*INSTRUCTIONS TO FOLLOW:* Search the material below for the word "this" and copy every line in which it occurs.

Part of a data file:
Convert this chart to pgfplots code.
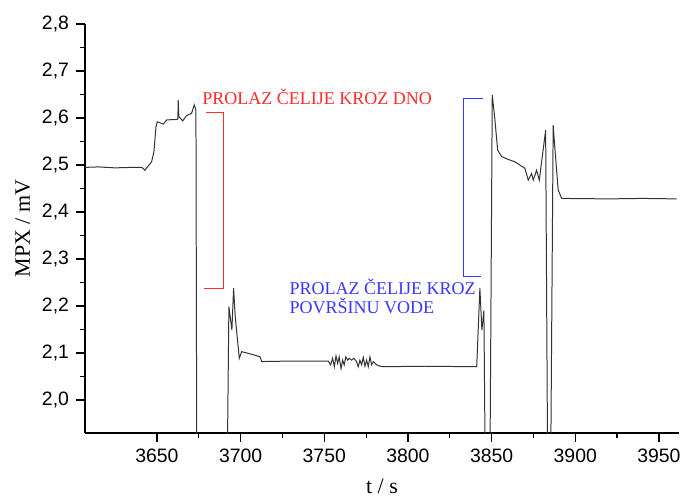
\documentclass[border=0pt]{standalone}
\usepackage{fontspec}
\setmainfont{Liberation Serif}
\setsansfont{Liberation Sans}
\usepackage{pgfplots}
\pgfplotsset{compat=1.18}
\definecolor{annred}{RGB}{255,45,45}
\definecolor{annblue}{RGB}{55,55,255}

\pgfplotstableread{
t mpx
3607.0 2.495
3615.0 2.496
3625.0 2.494
3635.0 2.495
3641.0 2.495
3642.8 2.489
3646.8 2.507
3648.2 2.528
3649.4 2.581
3650.2 2.592
3651.8 2.590
3653.8 2.587
3655.8 2.596
3661.8 2.597
3662.5 2.598
3662.7 2.638
3663.1 2.603
3665.4 2.594
3667.7 2.605
3670.7 2.610
3672.3 2.628
3673.3 2.617
3673.8 1.850
3692.0 1.850
3693.0 2.199
3694.8 2.149
3695.8 2.238
3696.8 2.177
3699.2 2.089
3700.6 2.103
3705.0 2.099
3708.0 2.096
3711.6 2.092
3712.6 2.082
3730.0 2.083
3752.4 2.083
3753.8 2.075
3755.0 2.089
3756.0 2.071
3757.0 2.094
3758.0 2.078
3758.9 2.092
3760.0 2.067
3761.0 2.085
3761.9 2.075
3762.9 2.092
3764.0 2.085
3764.9 2.089
3766.3 2.085
3767.7 2.089
3769.3 2.082
3770.3 2.071
3771.3 2.085
3772.3 2.075
3773.3 2.091
3774.3 2.072
3775.3 2.085
3776.3 2.071
3777.3 2.092
3778.3 2.075
3779.3 2.082
3781.3 2.075
3784.3 2.071
3810.0 2.072
3841.1 2.071
3843.0 2.238
3844.2 2.149
3845.4 2.191
3846.2 1.850
3849.0 1.850
3850.4 2.649
3852.0 2.596
3853.6 2.532
3856.0 2.518
3859.9 2.512
3863.9 2.507
3866.9 2.500
3869.9 2.493
3871.9 2.468
3873.9 2.482
3874.9 2.468
3876.9 2.489
3878.5 2.468
3882.3 2.574
3883.5 1.850
3885.3 1.850
3886.8 2.585
3887.9 2.532
3889.8 2.447
3891.9 2.429
3920.0 2.428
3940.0 2.429
3960.6 2.428
}\mpxdata

\begin{document}
\begin{tikzpicture}
\useasboundingbox (-42.5bp,-31.5bp) rectangle (298.5bp,216.5bp);
\begin{axis}[
  at={(0,0)}, anchor=south west,
  scale only axis, width=297bp, height=204.5bp,
  xmin=3607, xmax=3962, ymin=1.93, ymax=2.8,
  axis x line*=bottom, axis y line*=left,
  axis line style={line width=0.8pt, -},
  xtick={3650,3700,...,3950},
  ytick={2.0,2.1,2.2,2.3,2.4,2.5,2.6,2.7,2.8},
  minor x tick num=1, minor y tick num=1,
  tick align=outside, major tick length=4.5bp, minor tick length=2.5bp,
  tick style={line width=0.6pt, black},
  /pgf/number format/assume math mode=true,
  ticklabel style={font=\sffamily\fontsize{9.7bp}{11bp}\selectfont},
  yticklabel style={/pgf/number format/.cd, fixed, fixed zerofill, precision=1, use comma},
  xticklabel style={/pgf/number format/1000 sep={}},
  xlabel={t / s}, ylabel={MPX / mV},
  label style={font=\fontsize{11bp}{13bp}\selectfont},
  xlabel style={at={(axis description cs:0.5,-0.147)}, anchor=base},
  ylabel style={at={(axis description cs:-0.0926,0.5)}, anchor=base, rotate=0},
]
\addplot[black!80, line width=0.5pt] table[x=t, y=mpx] {\mpxdata};

\draw[annred, line width=0.5pt] (axis cs:3679.3,2.611) -- (axis cs:3689.6,2.611)
  -- (axis cs:3689.6,2.2377) -- (axis cs:3678.1,2.2377);
\draw[annblue, line width=0.5pt] (axis cs:3844.6,2.642) -- (axis cs:3833.0,2.642)
  -- (axis cs:3833.0,2.262) -- (axis cs:3843.6,2.262);

\node[annred, anchor=base west, inner sep=0pt, font=\fontsize{9bp}{11bp}\selectfont]
  at (axis cs:3676.9,2.628) {PROLAZ ČELIJE KROZ DNO};
\node[annblue, anchor=base west, inner sep=0pt, font=\fontsize{9bp}{11bp}\selectfont]
  at (axis cs:3729.1,2.2249) {PROLAZ ČELIJE KROZ};
\node[annblue, anchor=base west, inner sep=0pt, font=\fontsize{9bp}{11bp}\selectfont]
  at (axis cs:3729.1,2.1845) {POVRŠINU VODE};
\end{axis}
\end{tikzpicture}
\end{document}
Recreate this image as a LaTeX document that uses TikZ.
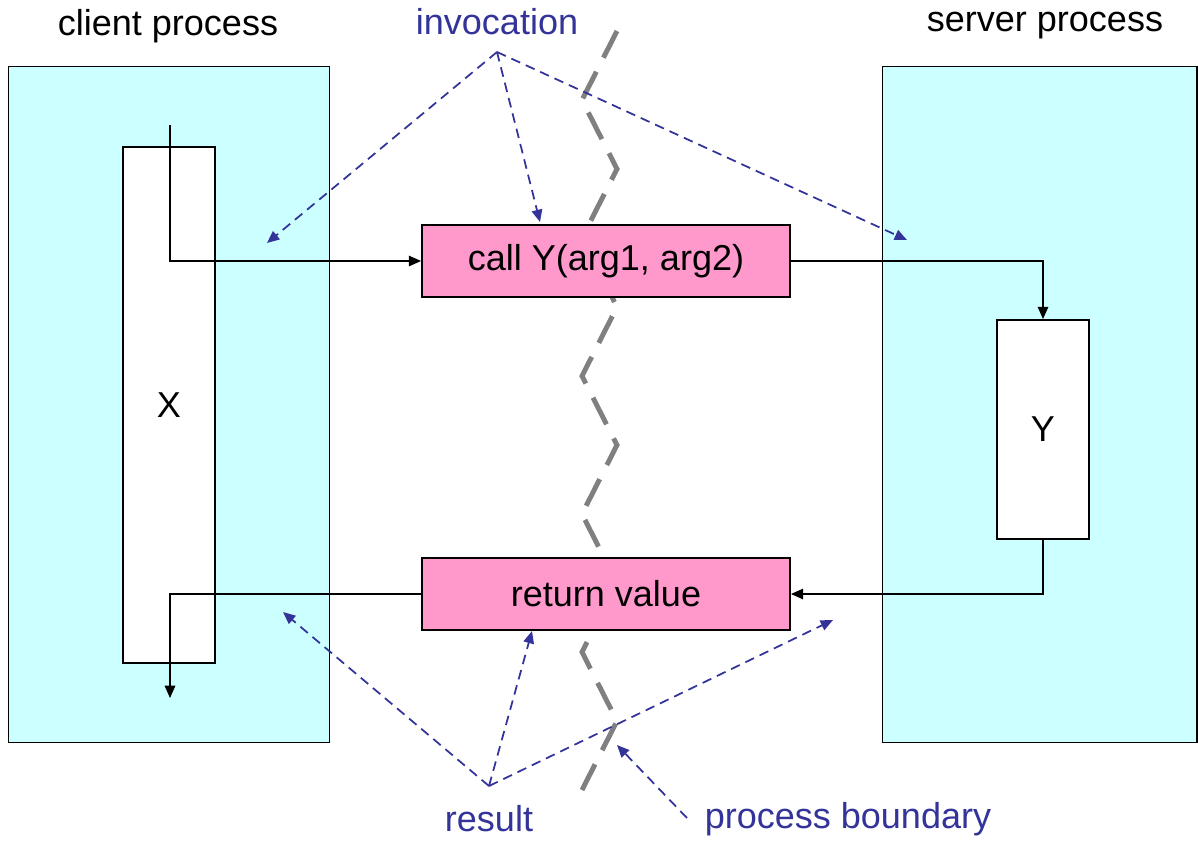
\documentclass[tikz,border=0pt]{standalone}
\usepackage{fontspec}
\setmainfont{Liberation Sans}
\usetikzlibrary{arrows.meta}
\definecolor{cyanbg}{HTML}{CCFFFF}
\definecolor{pinkbg}{HTML}{FF99CC}
\definecolor{navy}{HTML}{333399}
\definecolor{zig}{HTML}{808080}
\tikzset{
  proc/.style={draw=black, line width=0.6pt, fill=cyanbg, inner sep=0pt},
  actbox/.style={draw=black, line width=1.1pt, fill=white, inner sep=0pt, minimum width=1.84cm},
  msgbox/.style={draw=black, line width=1.1pt, fill=pinkbg, inner sep=0pt, minimum width=7.36cm, minimum height=1.44cm},
  conn/.style={draw=black, line width=0.85pt, -{Triangle[length=7pt,width=6pt]}},
  note/.style={draw=navy, line width=1pt, dash pattern=on 5.5pt off 3.5pt, -{Triangle[length=7pt,width=6pt]}},
  lbl/.style={text=navy, inner sep=0pt},
  ttl/.style={text=black, inner sep=0pt},
  boundary/.style={draw=zig, line width=2.8pt, dash pattern=on 17pt off 9pt}
}
\begin{document}
\begin{tikzpicture}[x=0.02cm, y=-0.02cm, font=\fontsize{20.5}{24}\selectfont]
\useasboundingbox (0,0) rectangle (1198,843);
% process areas
\node[proc, minimum width=6.44cm, minimum height=13.54cm] (client) at (169,404.5) {};
\node[proc, minimum width=6.3cm, minimum height=13.54cm] (server) at (1039.5,404.5) {};
% titles
\node[ttl] (clientT) at (168,26) {client process};
\node[ttl] (serverT) at (1045,26) {server process};
% activation boxes
\node[actbox, minimum height=10.32cm] (X) at (169,405) {X};
\node[actbox, minimum height=4.38cm] (Y) at (1043,429.5) {Y};
% process boundary zigzag
\draw[boundary] (617,31) -- (582,100) -- (617,169) -- (582,238) -- (617,307) -- (582,376)
  -- (617,445) -- (582,514) -- (617,583) -- (582,652) -- (617,721) -- (582,790);
% messages
\node[msgbox] (call) at (606,261) {call Y(arg1, arg2)};
\node[msgbox] (ret) at (606,594) {return value};
% control flow
\coordinate (cstart) at (170,125);
\coordinate (cend) at (170,698);
\draw[conn] (cstart) |- (call.west);
\draw[conn] (call.east) -| (Y.north);
\draw[conn] (Y.south) |- (ret.east);
\draw[conn] (ret.west) -| (cend);
% labels
\node[lbl] (invT) at (497,22) {invocation};
\node[lbl] (resT) at (489,819) {result};
\node[lbl] (pbT) at (848,819) {process boundary};
\coordinate (inv) at (497,52);
\coordinate (res) at (489,786);
\coordinate (pbs) at (687,818);
\coordinate (i1) at (267,243);
\coordinate (i2) at (540,222);
\coordinate (i3) at (907,240);
\coordinate (r1) at (283,612);
\coordinate (r2) at (532,631);
\coordinate (r3) at (833,620);
\coordinate (pbe) at (617,745);
\draw[note] (inv) -- (i1);
\draw[note] (inv) -- (i2);
\draw[note] (inv) -- (i3);
\draw[note] (res) -- (r1);
\draw[note] (res) -- (r2);
\draw[note] (res) -- (r3);
\draw[note] (pbs) -- (pbe);
\end{tikzpicture}
\end{document}
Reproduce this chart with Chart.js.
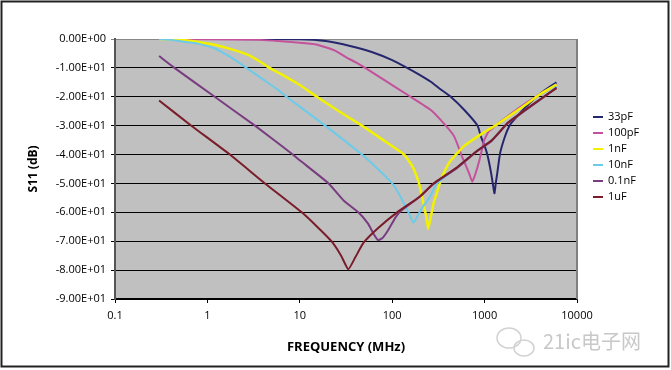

*RESPONSE TO THE TASK:*
Convert this chart to pgfplots code.
Recreate this image as a LaTeX document that uses TikZ.
Reproduce this chart with Chart.js.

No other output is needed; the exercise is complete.